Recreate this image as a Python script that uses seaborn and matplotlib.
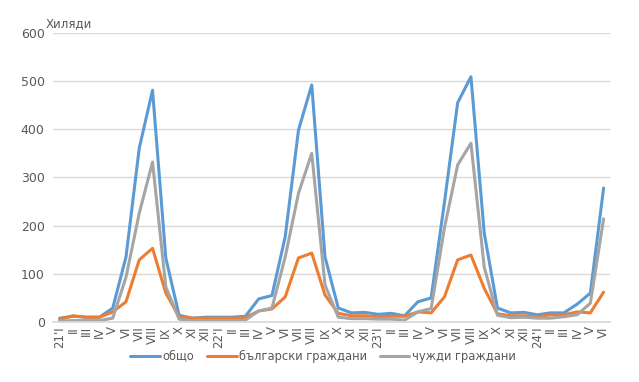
import pandas as pd
import seaborn as sns
import matplotlib.pyplot as plt

# months Jan 2021 - Jun 2024, roman numerals, year prefix on January
MONTHS = ["I", "II", "III", "IV", "V", "VI", "VII", "VIII", "IX", "X", "XI", "XII"]
TICK_LABELS = []
for year in ["21", "22", "23", "24"]:
    for m in MONTHS:
        TICK_LABELS.append(year + "'" + m if m == "I" else m)
TICK_LABELS = TICK_LABELS[:42]

# thousands of tourists
TOTAL = [8, 12, 10, 10, 29, 135, 361, 481, 133, 14, 8, 10,
         10, 10, 12, 48, 55, 177, 398, 492, 135, 29, 19, 20,
         16, 18, 13, 42, 50, 248, 455, 509, 185, 29, 19, 20,
         15, 19, 19, 37, 60, 278]
BULGARIAN = [5, 13, 10, 10, 21, 42, 129, 153, 60, 11, 8, 8,
             8, 8, 9, 23, 27, 52, 133, 143, 56, 18, 13, 13,
             11, 12, 12, 21, 19, 52, 129, 139, 70, 17, 13, 13,
             11, 15, 15, 21, 19, 62]
FOREIGN = [2, 3, 3, 3, 8, 93, 226, 332, 73, 6, 3, 3,
           3, 3, 4, 23, 29, 135, 267, 350, 77, 10, 7, 7,
           6, 6, 4, 21, 28, 195, 326, 371, 114, 14, 9, 10,
           8, 8, 11, 15, 39, 214]

SERIES = ["общо", "български граждани", "чужди граждани"]
COLORS = ["#5B9BD5", "#ED7D31", "#A5A5A5"]

rows = []
for name, values in zip(SERIES, [TOTAL, BULGARIAN, FOREIGN]):
    for i, v in enumerate(values):
        rows.append({"pos": i, "value": v, "series": name})
df = pd.DataFrame(rows)

sns.set_theme(style="white")
plt.rcParams["font.family"] = ["DejaVu Sans"]
text_color = "#595959"

fig = plt.figure(figsize=(6.39, 3.82), dpi=100)
ax = fig.add_axes([0.083, 0.157, 0.872, 0.757])

sns.lineplot(data=df, x="pos", y="value", hue="series", hue_order=SERIES,
             palette=COLORS, linewidth=2.2, ax=ax, legend=True)

ax.set_xlim(-0.5, 41.5)
ax.set_ylim(0, 600)
ax.set_yticks(range(0, 601, 100))
ax.set_xticks(range(len(TICK_LABELS)))
ax.set_xticklabels(TICK_LABELS, rotation=90, fontsize=8.5, color=text_color)
ax.tick_params(axis="y", labelsize=9, labelcolor=text_color, length=0, pad=6)
ax.tick_params(axis="x", length=0, pad=3)
ax.grid(axis="y", color="#D9D9D9", linewidth=1)
ax.set_axisbelow(True)
for side in ["top", "right", "left"]:
    ax.spines[side].set_visible(False)
ax.spines["bottom"].set_color("#D9D9D9")
ax.set_xlabel("")
ax.set_ylabel("")

fig.text(0.072, 0.928, "Хиляди", fontsize=8.5, color=text_color)

handles, labels = ax.get_legend_handles_labels()
ax.get_legend().remove()
fig.legend(handles, labels, loc="center", bbox_to_anchor=(0.505, 0.068),
           ncol=3, frameon=False, fontsize=8.3, handlelength=2.6,
           handletextpad=0.2, columnspacing=1.1, labelcolor=text_color)

fig.savefig("out.png", dpi=100)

**TASK STATEMENT:**
Copy out each line exactly, without the pictures.

**CORRECT RESULT:**
Recreate this image as a Python script that uses seaborn and matplotlib.
import pandas as pd
import seaborn as sns
import matplotlib.pyplot as plt

# months Jan 2021 - Jun 2024, roman numerals, year prefix on January
MONTHS = ["I", "II", "III", "IV", "V", "VI", "VII", "VIII", "IX", "X", "XI", "XII"]
TICK_LABELS = []
for year in ["21", "22", "23", "24"]:
    for m in MONTHS:
        TICK_LABELS.append(year + "'" + m if m == "I" else m)
TICK_LABELS = TICK_LABELS[:42]

# thousands of tourists
TOTAL = [8, 12, 10, 10, 29, 135, 361, 481, 133, 14, 8, 10,
         10, 10, 12, 48, 55, 177, 398, 492, 135, 29, 19, 20,
         16, 18, 13, 42, 50, 248, 455, 509, 185, 29, 19, 20,
         15, 19, 19, 37, 60, 278]
BULGARIAN = [5, 13, 10, 10, 21, 42, 129, 153, 60, 11, 8, 8,
             8, 8, 9, 23, 27, 52, 133, 143, 56, 18, 13, 13,
             11, 12, 12, 21, 19, 52, 129, 139, 70, 17, 13, 13,
             11, 15, 15, 21, 19, 62]
FOREIGN = [2, 3, 3, 3, 8, 93, 226, 332, 73, 6, 3, 3,
           3, 3, 4, 23, 29, 135, 267, 350, 77, 10, 7, 7,
           6, 6, 4, 21, 28, 195, 326, 371, 114, 14, 9, 10,
           8, 8, 11, 15, 39, 214]

SERIES = ["общо", "български граждани", "чужди граждани"]
COLORS = ["#5B9BD5", "#ED7D31", "#A5A5A5"]

rows = []
for name, values in zip(SERIES, [TOTAL, BULGARIAN, FOREIGN]):
    for i, v in enumerate(values):
        rows.append({"pos": i, "value": v, "series": name})
df = pd.DataFrame(rows)

sns.set_theme(style="white")
plt.rcParams["font.family"] = ["DejaVu Sans"]
text_color = "#595959"

fig = plt.figure(figsize=(6.39, 3.82), dpi=100)
ax = fig.add_axes([0.083, 0.157, 0.872, 0.757])

sns.lineplot(data=df, x="pos", y="value", hue="series", hue_order=SERIES,
             palette=COLORS, linewidth=2.2, ax=ax, legend=True)

ax.set_xlim(-0.5, 41.5)
ax.set_ylim(0, 600)
ax.set_yticks(range(0, 601, 100))
ax.set_xticks(range(len(TICK_LABELS)))
ax.set_xticklabels(TICK_LABELS, rotation=90, fontsize=8.5, color=text_color)
ax.tick_params(axis="y", labelsize=9, labelcolor=text_color, length=0, pad=6)
ax.tick_params(axis="x", length=0, pad=3)
ax.grid(axis="y", color="#D9D9D9", linewidth=1)
ax.set_axisbelow(True)
for side in ["top", "right", "left"]:
    ax.spines[side].set_visible(False)
ax.spines["bottom"].set_color("#D9D9D9")
ax.set_xlabel("")
ax.set_ylabel("")

fig.text(0.072, 0.928, "Хиляди", fontsize=8.5, color=text_color)

handles, labels = ax.get_legend_handles_labels()
ax.get_legend().remove()
fig.legend(handles, labels, loc="center", bbox_to_anchor=(0.505, 0.068),
           ncol=3, frameon=False, fontsize=8.3, handlelength=2.6,
           handletextpad=0.2, columnspacing=1.1, labelcolor=text_color)

fig.savefig("out.png", dpi=100)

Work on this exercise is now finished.